- **STATED EXERCISE**:
Write out all the lines again, precisely as they stand, but without the images.

- **INFORMATION PROVIDED**:
============================================================
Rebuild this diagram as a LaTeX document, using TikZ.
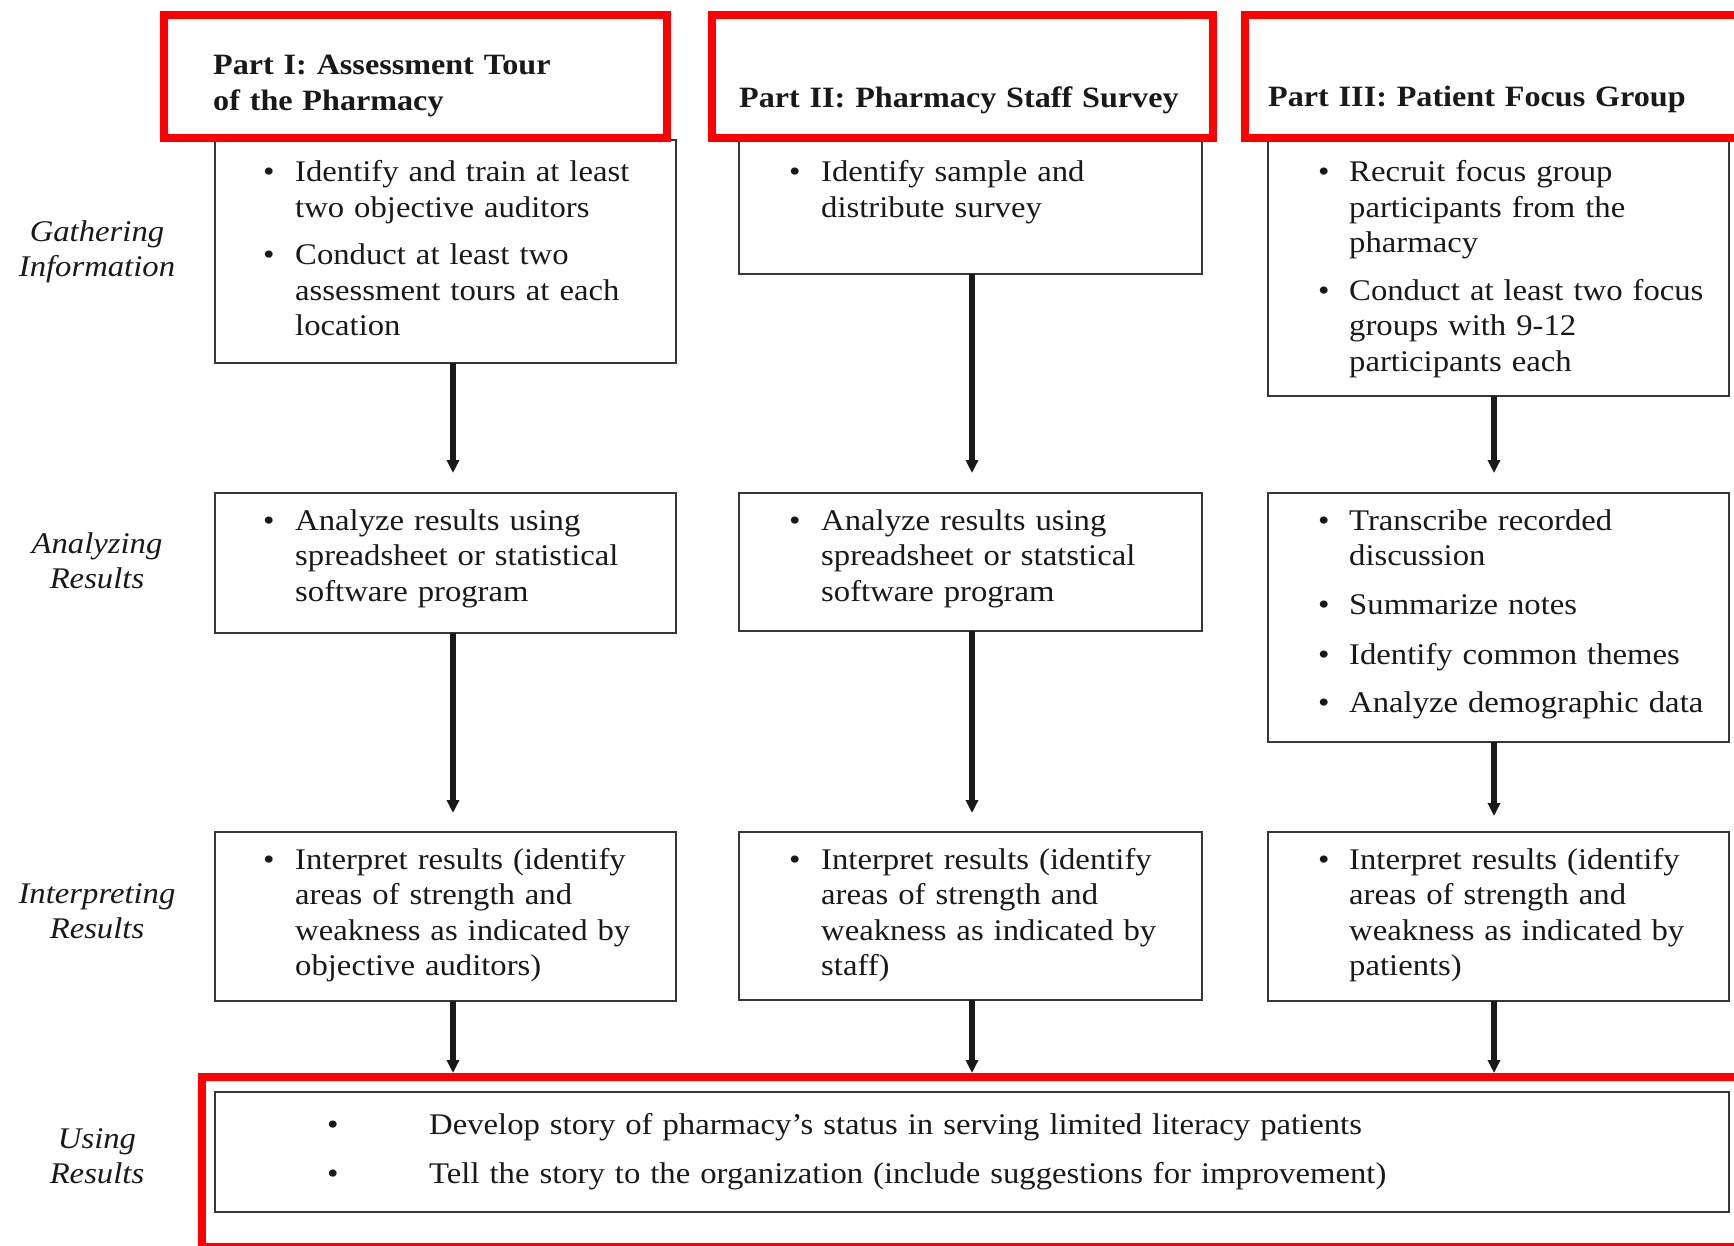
\documentclass[tikz,border=0pt]{standalone}
\usepackage{fontspec}
\setmainfont{Liberation Serif}[FakeStretch=1.09]
\usetikzlibrary{arrows.meta}
\definecolor{redline}{RGB}{255,0,0}
\definecolor{boxline}{RGB}{55,55,55}
\definecolor{ink}{RGB}{25,25,25}
\newcommand\bodyfont{\fontsize{30}{35.5}\selectfont}
\newcommand\headfont{\fontsize{29.5}{36}\selectfont\bfseries}
\newcommand\lblfont{\fontsize{30}{35.5}\selectfont\itshape}
\begin{document}
\begin{tikzpicture}[x=1pt,y=-1pt,
  box/.style={draw=boxline, line width=2pt, fill=white, inner sep=0pt, outer sep=0pt, anchor=north west},
  redbox/.style={draw=redline, line width=8pt, inner sep=0pt, outer sep=0pt, anchor=north west},
  item/.style={anchor=base west, inner sep=0pt, align=left, text width=380pt, font=\bodyfont, text=ink},
  wideitem/.style={item, text width=1200pt},
  bul/.style={anchor=base west, inner sep=0pt, font=\bodyfont, text=ink},
  head/.style={anchor=base west, inner sep=0pt, align=left, text width=470pt, font=\headfont, text=ink},
  lbl/.style={anchor=base, inner sep=0pt, align=center, text width=190pt, font=\lblfont, text=ink},
  arr/.style={line width=6pt, draw=ink, -{Triangle[length=13pt,width=12pt]}}
]
\useasboundingbox (0,0) rectangle (1734,1245);
\clip (0,0) rectangle (1734,1245);

% black boxes
\node[box, minimum width=461pt, minimum height=223pt] (g1) at (215,140) {};
\node[box, minimum width=463pt, minimum height=134pt] (g2) at (739,140) {};
\node[box, minimum width=461pt, minimum height=256pt] (g3) at (1268,140) {};
\node[box, minimum width=461pt, minimum height=140pt] (a1) at (215,493) {};
\node[box, minimum width=463pt, minimum height=138pt] (a2) at (739,493) {};
\node[box, minimum width=461pt, minimum height=249pt] (a3) at (1268,493) {};
\node[box, minimum width=461pt, minimum height=169pt] (i1) at (215,832) {};
\node[box, minimum width=463pt, minimum height=168pt] (i2) at (739,832) {};
\node[box, minimum width=461pt, minimum height=169pt] (i3) at (1268,832) {};
\node[box, minimum width=1514pt, minimum height=120pt] (u) at (215,1092) {};

% red boxes (nodes for connectors)
\node[redbox, minimum width=503pt, minimum height=122.5pt] (r1) at (164,15) {};
\node[redbox, minimum width=500.5pt, minimum height=122.5pt] (r2) at (712,15) {};
\node[redbox, minimum width=515pt, minimum height=122.5pt] (r3) at (1245,15) {};

% arrow start points
\coordinate (s1) at ([xshift=7.5pt]g1.south);
\coordinate (s2) at ([xshift=1.5pt]g2.south);
\coordinate (s3) at ([xshift=-4.5pt]g3.south);
\coordinate (t1) at ([xshift=7.5pt]a1.south);
\coordinate (t2) at ([xshift=1.5pt]a2.south);
\coordinate (t3) at ([xshift=-4.5pt]a3.south);
\coordinate (v1) at ([xshift=7.5pt]i1.south);
\coordinate (v2) at ([xshift=1.5pt]i2.south);
\coordinate (v3) at ([xshift=-4.5pt]i3.south);

\draw[arr, shorten >=20pt] (s1) -- (s1 |- a1.north);
\draw[arr, shorten >=20pt] (s2) -- (s2 |- a2.north);
\draw[arr, shorten >=20pt] (s3) -- (s3 |- a3.north);
\draw[arr, shorten >=19pt] (t1) -- (t1 |- i1.north);
\draw[arr, shorten >=19pt] (t2) -- (t2 |- i2.north);
\draw[arr, shorten >=16pt] (t3) -- (t3 |- i3.north);

\node[redbox, minimum width=1558pt, minimum height=170pt] (r4) at (202,1077) {};
\draw[arr, shorten >=4pt] (v1) -- (v1 |- r4.north);
\draw[arr, shorten >=4pt] (v2) -- (v2 |- r4.north);
\draw[arr, shorten >=4pt] (v3) -- (v3 |- r4.north);

% headers
\node[head] (h1) at (213,74) {Part I: Assessment Tour\\of the Pharmacy};
\node[head] (h2) at (739,107) {Part II: Pharmacy Staff Survey};
\node[head] (h3) at (1268,106) {Part III: Patient Focus Group};

% left labels
\node[lbl] (lg) at (97,241) {Gathering\\Information};
\node[lbl] (la) at (97,553) {Analyzing\\Results};
\node[lbl] (li) at (97,903) {Interpreting\\Results};
\node[lbl] (lu) at (97,1148) {Using\\Results};

% row 1
\node[bul] (b11) at (263,181.5) {\textbullet};
\node[item] (p11) at (295,181.5) {Identify and train at least\\two objective auditors};
\node[bul] (b12) at (263,264.5) {\textbullet};
\node[item] (p12) at (295,264.5) {Conduct at least two\\assessment tours at each\\location};
\node[bul] (b21) at (789,181.5) {\textbullet};
\node[item] (p21) at (821,181.5) {Identify sample and\\distribute survey};
\node[bul] (b31) at (1318,181.5) {\textbullet};
\node[item] (p31) at (1349,181.5) {Recruit focus group\\participants from the\\pharmacy};
\node[bul] (b32) at (1318,300) {\textbullet};
\node[item] (p32) at (1349,300) {Conduct at least two focus\\groups with 9-12\\participants each};

% row 2
\node[bul] (c11) at (263,530) {\textbullet};
\node[item] (q11) at (295,530) {Analyze results using\\spreadsheet or statistical\\software program};
\node[bul] (c21) at (789,530) {\textbullet};
\node[item] (q21) at (821,530) {Analyze results using\\spreadsheet or statstical\\software program};
\node[bul] (c31) at (1318,530) {\textbullet};
\node[item] (q31) at (1349,530) {Transcribe recorded\\discussion};
\node[bul] (c32) at (1318,614) {\textbullet};
\node[item] (q32) at (1349,614) {Summarize notes};
\node[bul] (c33) at (1318,664) {\textbullet};
\node[item] (q33) at (1349,664) {Identify common themes};
\node[bul] (c34) at (1318,712) {\textbullet};
\node[item] (q34) at (1349,712) {Analyze demographic data};

% row 3
\node[bul] (d11) at (263,869) {\textbullet};
\node[item] (e11) at (295,869) {Interpret results (identify\\areas of strength and\\weakness as indicated by\\objective auditors)};
\node[bul] (d21) at (789,869) {\textbullet};
\node[item] (e21) at (821,869) {Interpret results (identify\\areas of strength and\\weakness as indicated by\\staff)};
\node[bul] (d31) at (1318,869) {\textbullet};
\node[item] (e31) at (1349,869) {Interpret results (identify\\areas of strength and\\weakness as indicated by\\patients)};

% bottom
\node[bul] (f1) at (327,1134) {\textbullet};
\node[wideitem] (g1t) at (429,1134) {Develop story of pharmacy’s status in serving limited literacy patients};
\node[bul] (f2) at (327,1183) {\textbullet};
\node[wideitem] (g2t) at (429,1183) {Tell the story to the organization (include suggestions for improvement)};
\end{tikzpicture}
\end{document}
============================================================
- **SOLUTION TO THE EXERCISE**:
Rebuild this diagram as a LaTeX document, using TikZ.
\documentclass[tikz,border=0pt]{standalone}
\usepackage{fontspec}
\setmainfont{Liberation Serif}[FakeStretch=1.09]
\usetikzlibrary{arrows.meta}
\definecolor{redline}{RGB}{255,0,0}
\definecolor{boxline}{RGB}{55,55,55}
\definecolor{ink}{RGB}{25,25,25}
\newcommand\bodyfont{\fontsize{30}{35.5}\selectfont}
\newcommand\headfont{\fontsize{29.5}{36}\selectfont\bfseries}
\newcommand\lblfont{\fontsize{30}{35.5}\selectfont\itshape}
\begin{document}
\begin{tikzpicture}[x=1pt,y=-1pt,
  box/.style={draw=boxline, line width=2pt, fill=white, inner sep=0pt, outer sep=0pt, anchor=north west},
  redbox/.style={draw=redline, line width=8pt, inner sep=0pt, outer sep=0pt, anchor=north west},
  item/.style={anchor=base west, inner sep=0pt, align=left, text width=380pt, font=\bodyfont, text=ink},
  wideitem/.style={item, text width=1200pt},
  bul/.style={anchor=base west, inner sep=0pt, font=\bodyfont, text=ink},
  head/.style={anchor=base west, inner sep=0pt, align=left, text width=470pt, font=\headfont, text=ink},
  lbl/.style={anchor=base, inner sep=0pt, align=center, text width=190pt, font=\lblfont, text=ink},
  arr/.style={line width=6pt, draw=ink, -{Triangle[length=13pt,width=12pt]}}
]
\useasboundingbox (0,0) rectangle (1734,1245);
\clip (0,0) rectangle (1734,1245);

% black boxes
\node[box, minimum width=461pt, minimum height=223pt] (g1) at (215,140) {};
\node[box, minimum width=463pt, minimum height=134pt] (g2) at (739,140) {};
\node[box, minimum width=461pt, minimum height=256pt] (g3) at (1268,140) {};
\node[box, minimum width=461pt, minimum height=140pt] (a1) at (215,493) {};
\node[box, minimum width=463pt, minimum height=138pt] (a2) at (739,493) {};
\node[box, minimum width=461pt, minimum height=249pt] (a3) at (1268,493) {};
\node[box, minimum width=461pt, minimum height=169pt] (i1) at (215,832) {};
\node[box, minimum width=463pt, minimum height=168pt] (i2) at (739,832) {};
\node[box, minimum width=461pt, minimum height=169pt] (i3) at (1268,832) {};
\node[box, minimum width=1514pt, minimum height=120pt] (u) at (215,1092) {};

% red boxes (nodes for connectors)
\node[redbox, minimum width=503pt, minimum height=122.5pt] (r1) at (164,15) {};
\node[redbox, minimum width=500.5pt, minimum height=122.5pt] (r2) at (712,15) {};
\node[redbox, minimum width=515pt, minimum height=122.5pt] (r3) at (1245,15) {};

% arrow start points
\coordinate (s1) at ([xshift=7.5pt]g1.south);
\coordinate (s2) at ([xshift=1.5pt]g2.south);
\coordinate (s3) at ([xshift=-4.5pt]g3.south);
\coordinate (t1) at ([xshift=7.5pt]a1.south);
\coordinate (t2) at ([xshift=1.5pt]a2.south);
\coordinate (t3) at ([xshift=-4.5pt]a3.south);
\coordinate (v1) at ([xshift=7.5pt]i1.south);
\coordinate (v2) at ([xshift=1.5pt]i2.south);
\coordinate (v3) at ([xshift=-4.5pt]i3.south);

\draw[arr, shorten >=20pt] (s1) -- (s1 |- a1.north);
\draw[arr, shorten >=20pt] (s2) -- (s2 |- a2.north);
\draw[arr, shorten >=20pt] (s3) -- (s3 |- a3.north);
\draw[arr, shorten >=19pt] (t1) -- (t1 |- i1.north);
\draw[arr, shorten >=19pt] (t2) -- (t2 |- i2.north);
\draw[arr, shorten >=16pt] (t3) -- (t3 |- i3.north);

\node[redbox, minimum width=1558pt, minimum height=170pt] (r4) at (202,1077) {};
\draw[arr, shorten >=4pt] (v1) -- (v1 |- r4.north);
\draw[arr, shorten >=4pt] (v2) -- (v2 |- r4.north);
\draw[arr, shorten >=4pt] (v3) -- (v3 |- r4.north);

% headers
\node[head] (h1) at (213,74) {Part I: Assessment Tour\\of the Pharmacy};
\node[head] (h2) at (739,107) {Part II: Pharmacy Staff Survey};
\node[head] (h3) at (1268,106) {Part III: Patient Focus Group};

% left labels
\node[lbl] (lg) at (97,241) {Gathering\\Information};
\node[lbl] (la) at (97,553) {Analyzing\\Results};
\node[lbl] (li) at (97,903) {Interpreting\\Results};
\node[lbl] (lu) at (97,1148) {Using\\Results};

% row 1
\node[bul] (b11) at (263,181.5) {\textbullet};
\node[item] (p11) at (295,181.5) {Identify and train at least\\two objective auditors};
\node[bul] (b12) at (263,264.5) {\textbullet};
\node[item] (p12) at (295,264.5) {Conduct at least two\\assessment tours at each\\location};
\node[bul] (b21) at (789,181.5) {\textbullet};
\node[item] (p21) at (821,181.5) {Identify sample and\\distribute survey};
\node[bul] (b31) at (1318,181.5) {\textbullet};
\node[item] (p31) at (1349,181.5) {Recruit focus group\\participants from the\\pharmacy};
\node[bul] (b32) at (1318,300) {\textbullet};
\node[item] (p32) at (1349,300) {Conduct at least two focus\\groups with 9-12\\participants each};

% row 2
\node[bul] (c11) at (263,530) {\textbullet};
\node[item] (q11) at (295,530) {Analyze results using\\spreadsheet or statistical\\software program};
\node[bul] (c21) at (789,530) {\textbullet};
\node[item] (q21) at (821,530) {Analyze results using\\spreadsheet or statstical\\software program};
\node[bul] (c31) at (1318,530) {\textbullet};
\node[item] (q31) at (1349,530) {Transcribe recorded\\discussion};
\node[bul] (c32) at (1318,614) {\textbullet};
\node[item] (q32) at (1349,614) {Summarize notes};
\node[bul] (c33) at (1318,664) {\textbullet};
\node[item] (q33) at (1349,664) {Identify common themes};
\node[bul] (c34) at (1318,712) {\textbullet};
\node[item] (q34) at (1349,712) {Analyze demographic data};

% row 3
\node[bul] (d11) at (263,869) {\textbullet};
\node[item] (e11) at (295,869) {Interpret results (identify\\areas of strength and\\weakness as indicated by\\objective auditors)};
\node[bul] (d21) at (789,869) {\textbullet};
\node[item] (e21) at (821,869) {Interpret results (identify\\areas of strength and\\weakness as indicated by\\staff)};
\node[bul] (d31) at (1318,869) {\textbullet};
\node[item] (e31) at (1349,869) {Interpret results (identify\\areas of strength and\\weakness as indicated by\\patients)};

% bottom
\node[bul] (f1) at (327,1134) {\textbullet};
\node[wideitem] (g1t) at (429,1134) {Develop story of pharmacy’s status in serving limited literacy patients};
\node[bul] (f2) at (327,1183) {\textbullet};
\node[wideitem] (g2t) at (429,1183) {Tell the story to the organization (include suggestions for improvement)};
\end{tikzpicture}
\end{document}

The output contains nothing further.